Hey, Tony. Yeh, that's the really funny thing. I felt like my "normal" self out there. But then normal gets too much and I have to take a break from it. Then I settle into my "real normal." The reason I know it's my real normal is I don't need to take a break from it. There is almost certainly a connection to my mood and energy cycles. It's like I need to hibernate to recover from all the strain on my metabolic processes.
But, yeh. I had a great time Sat and was right in my element.
We introverts also need people, but we need recovery afterwards. I too am in my element with others, and get energized by being part of something larger than myself. But my creativity requires reflection in order to return my whole self back to me.
So Dear John, I need to ask you if your perspective on the pharmaceuticals today is different than when you wrote your award-winning book?
Do you tell this story on this blog, too?
Hey, Smitty. Yes it is.
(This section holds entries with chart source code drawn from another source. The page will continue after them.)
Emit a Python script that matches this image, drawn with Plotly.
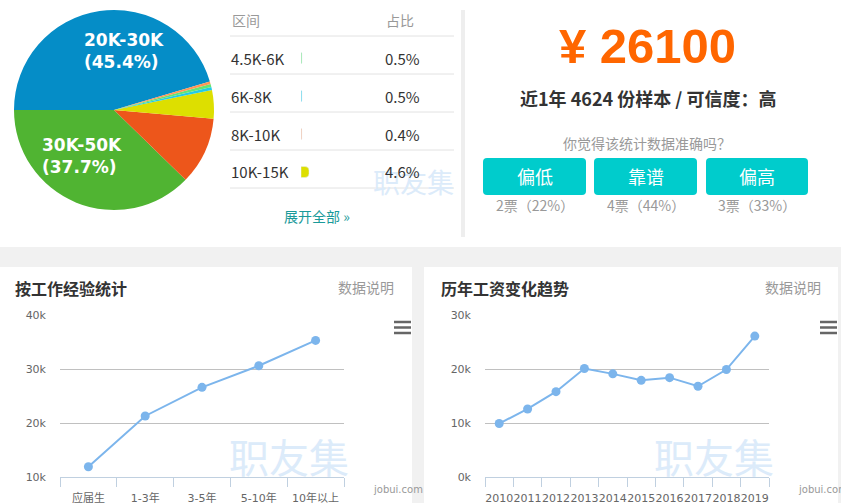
import plotly.graph_objects as go

W, H = 841, 503
CJK = "Noto Sans CJK SC"
AX = "DejaVu Sans, Noto Sans CJK SC"

# ---- data ----
pie_labels = ["20K-30K", "30K-50K", "15K-20K", "10K-15K", "6K-8K", "4.5K-6K", "8K-10K"]
pie_values = [45.4, 37.7, 10.9, 4.6, 0.5, 0.5, 0.4]
pie_colors = ["#058DC7", "#50B432", "#ED561B", "#DDDF00", "#24CBE5", "#64E572", "#FF9655"]

table_ranges = ["4.5K-6K", "6K-8K", "8K-10K", "10K-15K"]
table_pct = [0.5, 0.5, 0.4, 4.6]
table_colors = ["#64E572", "#24CBE5", "#FF9655", "#DDDF00"]

avg_salary = 26100
sample_count = 4624
vote_labels = ["偏低", "靠谱", "偏高"]
vote_counts = [2, 4, 3]
vote_pct = [22, 44, 33]

exp_labels = ["应届生", "1-3年", "3-5年", "5-10年", "10年以上"]
exp_salary_k = [11.9, 21.3, 26.6, 30.6, 35.3]

years = ["2010", "2011", "2012", "2013", "2014", "2015", "2016", "2017", "2018", "2019"]
year_salary_k = [9.9, 12.6, 15.8, 20.1, 19.1, 17.9, 18.4, 16.8, 19.9, 26.1]


def px(x):
    return x / W


def py(y):
    return 1 - y / H


fig = go.Figure()

# pie
fig.add_trace(go.Pie(
    labels=pie_labels, values=pie_values, sort=False,
    direction="counterclockwise", rotation=-90,
    marker=dict(colors=pie_colors, line=dict(width=0)),
    textinfo="none",
    domain=dict(x=[px(14), px(214)], y=[py(210), py(10)]),
    showlegend=False, hoverinfo="label+percent",
))

# mini bars in the table
fig.add_trace(go.Bar(
    x=table_pct, y=list(range(len(table_pct))), orientation="h",
    marker=dict(color=table_colors, cornerradius=4), width=0.29,
    xaxis="x3", yaxis="y3", showlegend=False, hoverinfo="skip",
))

line_style = dict(color="#7cb5ec", width=2)
marker_style = dict(color="#7cb5ec", size=9)

fig.add_trace(go.Scatter(
    x=list(range(len(exp_labels))), y=exp_salary_k, mode="lines+markers",
    line=line_style, marker=marker_style, xaxis="x", yaxis="y", showlegend=False,
))
fig.add_trace(go.Scatter(
    x=list(range(len(years))), y=year_salary_k, mode="lines+markers",
    line=line_style, marker=marker_style, xaxis="x2", yaxis="y2", showlegend=False,
))


def cat_axis(labels, x0, x1, anchor):
    n = len(labels)
    return dict(
        domain=[px(x0), px(x1)], range=[-0.5, n - 0.5], anchor=anchor, automargin=False,
        tickmode="array", tickvals=list(range(n)), ticktext=labels, tickangle=0,
        ticks="", showgrid=False, zeroline=False,
        showline=True, linecolor="#C0D0E0", linewidth=1,
        tickfont=dict(family=AX, size=11, color="#666"),
        ticklabelstandoff=11,
        minor=dict(tickmode="array", tickvals=[i - 0.5 for i in range(n + 1)],
                   ticks="outside", ticklen=9, tickcolor="#C0D0E0", showgrid=False),
        fixedrange=True,
    )


def val_axis(lo, hi, anchor):
    vals = list(range(lo, hi + 1, 10))
    return dict(
        domain=[py(477), py(315)], range=[lo, hi], anchor=anchor, automargin=False,
        tickmode="array", tickvals=vals, ticktext=[f"{v}k" for v in vals],
        showgrid=True, gridcolor="#C0C0C0", gridwidth=1, zeroline=False, showline=False,
        tickfont=dict(family=AX, size=11, color="#666"), ticklabelstandoff=13,
        fixedrange=True,
    )


shapes = []
# grey page background under bottom panels
shapes.append(dict(type="rect", xref="paper", yref="paper", x0=0, x1=1, y0=0, y1=py(247),
                   fillcolor="#F1F1F1", line=dict(width=0), layer="below"))
for x0, x1 in [(0, 412), (424, 838)]:
    shapes.append(dict(type="rect", xref="paper", yref="paper", x0=px(x0), x1=px(x1), y0=0, y1=py(267),
                       fillcolor="white", line=dict(width=0), layer="below"))
# vertical separator at top
shapes.append(dict(type="rect", xref="paper", yref="paper", x0=px(461), x1=px(465), y0=py(237), y1=py(10),
                   fillcolor="#EEEEEE", line=dict(width=0), layer="below"))
# table rules
for yy in [36, 74, 112, 150, 188]:
    shapes.append(dict(type="line", xref="paper", yref="paper", x0=px(230), x1=px(454), y0=py(yy), y1=py(yy),
                       line=dict(color="#E2E2E2", width=1), layer="below"))


def rounded(x0, y0, x1, y1, r):
    pts = [
        f"M{px(x0 + r)},{py(y0)}", f"L{px(x1 - r)},{py(y0)}", f"Q{px(x1)},{py(y0)} {px(x1)},{py(y0 + r)}",
        f"L{px(x1)},{py(y1 - r)}", f"Q{px(x1)},{py(y1)} {px(x1 - r)},{py(y1)}",
        f"L{px(x0 + r)},{py(y1)}", f"Q{px(x0)},{py(y1)} {px(x0)},{py(y1 - r)}",
        f"L{px(x0)},{py(y0 + r)}", f"Q{px(x0)},{py(y0)} {px(x0 + r)},{py(y0)}", "Z",
    ]
    return " ".join(pts)


btn_x = [(483, 586), (594, 697), (706, 808)]
for x0, x1 in btn_x:
    shapes.append(dict(type="path", xref="paper", yref="paper", path=rounded(x0, 158, x1, 195, 4),
                       fillcolor="#00CCCC", line=dict(width=0)))

# menu icons
for x0, x1 in [(394, 411), (820, 837)]:
    for yy in [322, 327.5, 333]:
        shapes.append(dict(type="line", xref="paper", yref="paper", x0=px(x0), x1=px(x1), y0=py(yy), y1=py(yy),
                           line=dict(color="#666666", width=2.5)))

ann = []


def text(x, y, s, size=14, color="#333", anchor="left", family=CJK, bold=False):
    ann.append(dict(x=px(x), y=py(y), xref="paper", yref="paper", text=s, showarrow=False,
                    xanchor=anchor, yanchor="middle", align="left",
                    font=dict(family=family, size=size, color=color, weight="bold" if bold else "normal")))


# pie data labels (two largest slices)
for (lx, ly), lab, v in zip([(82, 51), (40, 156)], pie_labels[:2], pie_values[:2]):
    text(lx, ly, f"{lab}<br>({v}%)", 17, "white", "left", "DejaVu Sans", True)

# watermarks
text(413, 182, "职友集", 27, "#DCEBFA", "center")
text(289, 456, "职友集", 40, "#DCEBFA", "center")
text(714, 456, "职友集", 40, "#DCEBFA", "center")

# table
text(230, 20, "区间", 14, "#999")
text(384, 20, "占比", 14, "#999")
for i, (r, p) in enumerate(zip(table_ranges, table_pct)):
    yy = 58 + 38 * i
    text(229, yy, r, 15, "#333")
    text(383, yy, f"{p}%", 15, "#333")
text(282, 216, "展开全部 »", 14, "#1A9A9A")

# summary
text(647, 46, f"¥ {avg_salary}", 49, "#FF6600", "center", "Liberation Sans", True)
text(648, 98, f"近1年 {sample_count} 份样本 / 可信度：高", 18, "#333", "center", CJK, True)
text(647, 143, "你觉得该统计数据准确吗？", 14, "#999", "center")
for (x0, x1), lab, c, p in zip(btn_x, vote_labels, vote_counts, vote_pct):
    cx = (x0 + x1) / 2
    text(cx, 176, lab, 18, "white", "center")
    text(cx, 205, f"{c}票（{p}%）", 14, "#999", "center")

# bottom panel headers
text(13, 288, "按工作经验统计", 16, "#333", bold=True)
text(396, 287, "数据说明", 14, "#999", "right")
text(439, 288, "历年工资变化趋势", 16, "#333", bold=True)
text(823, 287, "数据说明", 14, "#999", "right")
text(371, 489, "jobui.com", 10, "#999", "left", AX)
text(796, 489, "jobui.com", 10, "#999", "left", AX)

fig.update_layout(
    width=W, height=H, margin=dict(l=0, r=0, t=0, b=0, autoexpand=False),
    paper_bgcolor="white", plot_bgcolor="rgba(0,0,0,0)",
    xaxis=cat_axis(exp_labels, 60, 344, "y"),
    yaxis=val_axis(10, 40, "x"),
    xaxis2=cat_axis(years, 485, 769, "y2"),
    yaxis2=val_axis(0, 30, "x2"),
    xaxis3=dict(domain=[px(301), px(361)], range=[0, 34.5], visible=False, anchor="y3", fixedrange=True),
    yaxis3=dict(domain=[py(191), py(39)], range=[3.5, -0.5], visible=False, anchor="x3", fixedrange=True),
    shapes=shapes, annotations=ann, showlegend=False,
)

fig.write_html("out.html", config={"displayModeBar": False},
               post_script="document.body.style.margin='0';document.body.style.overflow='hidden';")
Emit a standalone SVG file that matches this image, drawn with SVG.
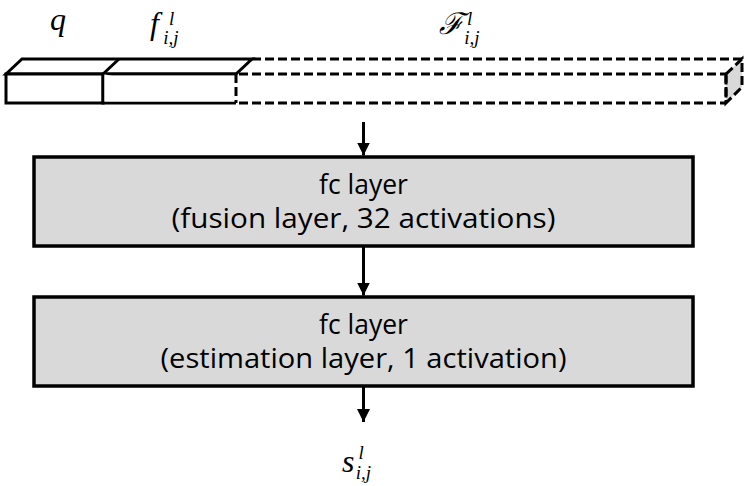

In several senses it is the same, namely meds are only one small part of the equation and that Pharma is all about marketing rather than science and treatment and that we need to be smart about our meds rather than waiting for our docs to come up with answers, that our docs tend to over-medicate us, and so on.
But over the years I have brought these viewpoints into much sharper relief. In the course of redoing my website (which I refer to in my piece), I rewrote virtually all the article in my Treatment section. Among other things, I said that meds should be a complement to our recovery strategies, not the other way around. I never would have said this several years ago.
Also, when I first started out there were high hopes for the new generation meds. It's now pretty clear that the best evidence we have shows how badly they work rather than how well they work, despite Pharma spinning a different story.
I think my readers have also changed over the years. They're asking hard questions and digging deep, and these days I am more guided by them (us) than by the researchers.
For instance, it was some of my readers that pointed out to me that introversion was not necessarily a bad thing. The thought kind of fermented in my head for at least a year, then a big "holy crap!" popped out.
I'm very grateful to the researchers, but in so many cases my readers are way more insightful and ahead of the curve. I've always been guided by my readers, but now more than ever.
On every level, things are way different than when my book came out four and a half years ago. And this will be true four and a half years from now.
Thanks for asking and feel free to follow up.